What was your thought process during development? Did you have any influences to go off?

Yeah, I guess there’s a bit of history there with SNES side-scrollers like that, but mainly it was just, like, YouTube people who were giving out tutorials and that sort of thing – that helped immensely with learning how all the mechanics work and how the code comes together.

And how did you ingrain DZ’s real-life evolution into the game?

I wanted to share our perspective on things, because sometimes it does feel like you’re in a game when you’re in a band. You’re always trying to level up to that little bit bigger venue, trying to get those new songs out there, and unfortunately that does cost money so that’s another thing in the game. Also being able to buy pyro and stuff like that is really funny when you’re in a band and you get your first pay check like, “Holy shit, we can afford pyro, let’s burn all our money literally.” Just a few things like that I wanted to include in it so people could have a behind-the-scenes perspective of what it’s like being in a band, but in a really over-simplified, pixelated way.

Did you face any challenges while developing the game?

I found how to ruin a game pretty much every single step of the way – it was not an easy part. I stumbled on everything. It sucked! But, y’know, that’s learning.

Do you think based on your experience, you’d be interested in making more stuff of the same ilk in the future?
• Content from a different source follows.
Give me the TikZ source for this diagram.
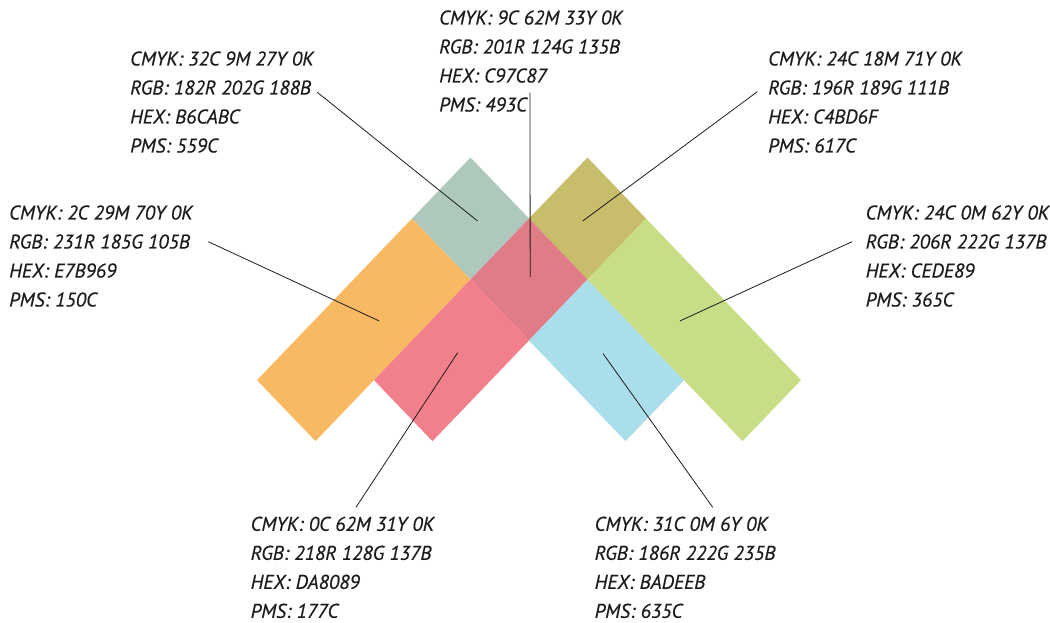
\documentclass[tikz,border=0pt]{standalone}
\usepackage{fontspec}
\setmainfont{PT Sans}[FakeBold=0.5]
\usetikzlibrary{positioning,calc}
\definecolor{swsage}{RGB}{174,201,188}
\definecolor{swolive}{RGB}{199,189,106}
\definecolor{swrose}{RGB}{224,123,136}
\definecolor{sworange}{RGB}{247,186,98}
\definecolor{swpink}{RGB}{242,128,140}
\definecolor{swblue}{RGB}{171,222,235}
\definecolor{swgreen}{RGB}{200,222,134}
\definecolor{darktext}{RGB}{30,27,28}
\begin{document}
\begin{tikzpicture}[x=1pt,y=-1pt,
  swatch/.style={font=\fontsize{19.8}{29}\selectfont\itshape,
                 align=left,inner sep=0pt,anchor=north west,text=darktext},
  lead/.style={line width=0.8pt,color=darktext}]
\useasboundingbox (0,0) rectangle (1050,623);
\begin{scope}[shift={(470.5pt,-157.5pt)},x={(58.5pt,-61pt)},y={(-58.5pt,-61pt)}]
\foreach \col/\xa/\ya/\xb/\yb in {swsage/0/0/1/1,swolive/1/-1/2/0,swrose/1/0/2/1,
    sworange/0/1/1/3.65,swpink/1/1/2/2.65,swblue/2/0/3.65/1,swgreen/2/-1/4.65/0}
  \fill[\col] (\xa,\ya) -- (\xb,\ya) -- (\xb,\yb) -- (\xa,\yb) -- cycle;
\coordinate (sg-in) at (0.58,0.46);
\coordinate (rs-in) at (1.49,0.47);
\coordinate (ol-in) at (1.48,-0.44);
\coordinate (or-in) at (0.56,2.12);
\coordinate (gr-in) at (3.13,-0.45);
\coordinate (pk-in) at (1.49,1.71);
\coordinate (bl-in) at (2.74,0.475);
\end{scope}
\node[swatch] (sg) at (130,51.2)
  {CMYK: 32C 9M 27Y 0K\\RGB: 182R 202G 188B\\HEX: B6CABC\\PMS: 559C};
\node[swatch] (rs) at (439,10.2)
  {CMYK: 9C 62M 33Y 0K\\RGB: 201R 124G 135B\\HEX: C97C87\\PMS: 493C};
\node[swatch] (ol) at (768,51.2)
  {CMYK: 24C 18M 71Y 0K\\RGB: 196R 189G 111B\\HEX: C4BD6F\\PMS: 617C};
\node[swatch] (or) at (9,205.2)
  {CMYK: 2C 29M 70Y 0K\\RGB: 231R 185G 105B\\HEX: E7B969\\PMS: 150C};
\node[swatch] (gr) at (865.5,205.2)
  {CMYK: 24C 0M 62Y 0K\\RGB: 206R 222G 137B\\HEX: CEDE89\\PMS: 365C};
\node[swatch] (pk) at (250.5,516.5)
  {CMYK: 0C 62M 31Y 0K\\RGB: 218R 128G 137B\\HEX: DA8089\\PMS: 177C};
\node[swatch] (bl) at (594.5,516.5)
  {CMYK: 31C 0M 6Y 0K\\RGB: 186R 222G 235B\\HEX: BADEEB\\PMS: 635C};
\coordinate (sg-out) at (317.3,92.3);
\coordinate (rs-out) at (530,92.7);
\coordinate (ol-out) at (757.3,91.7);
\coordinate (or-out) at (208.3,241.7);
\coordinate (gr-out) at (852,241.7);
\coordinate (pk-out) at (356,507.3);
\coordinate (bl-out) at (712.7,507.3);
\draw[lead] (sg-out)--(sg-in);
\draw[lead] (rs-out)--(rs-in);
\draw[lead] (ol-out)--(ol-in);
\draw[lead] (or-out)--(or-in);
\draw[lead] (gr-out)--(gr-in);
\draw[lead] (pk-out)--(pk-in);
\draw[lead] (bl-out)--(bl-in);
\end{tikzpicture}
\end{document}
Yeah! I’d like to keep programming and developing and that sort of thing. It does get easier once you learn what all those issues are. Every time you face a problem, you spend hours trawling through forums or trying to read documentation, like, “What am I not doing here?”, so then when you get past those steps, it gets a bit easier. So hopefully it continues to get a bit easier and we get to put out some more titles or maybe even just use it as a way to collab with other developers or things like that – things that we normally wouldn’t have been able to do just through putting out albums.

Speaking of collabs, do we see any other figures from the music scene in the game?

Not at this point, but I would love to go down that sort of route later on.

And finally, it’s come out on iOS and Android now, but we also know it’s going to have a Steam release eventually. Do we have a date on that one yet?

Hopefully in like a week or two, probably like two weeks more. I just want to make sure it’s not, y’know, shit.

DZ Deathrays first game, Dive Bar Superstars, is a fun little game for fans and newcomers alike, and is an impressive feat for a first-time developer. While I personally believe the game will definitely benefit from a Steam release, as the controls feel more natural on a keyboard or controller, the mobile game is an enjoyable way to whittle some time away and listen to some great tracks. The game is available via the iOS App Store.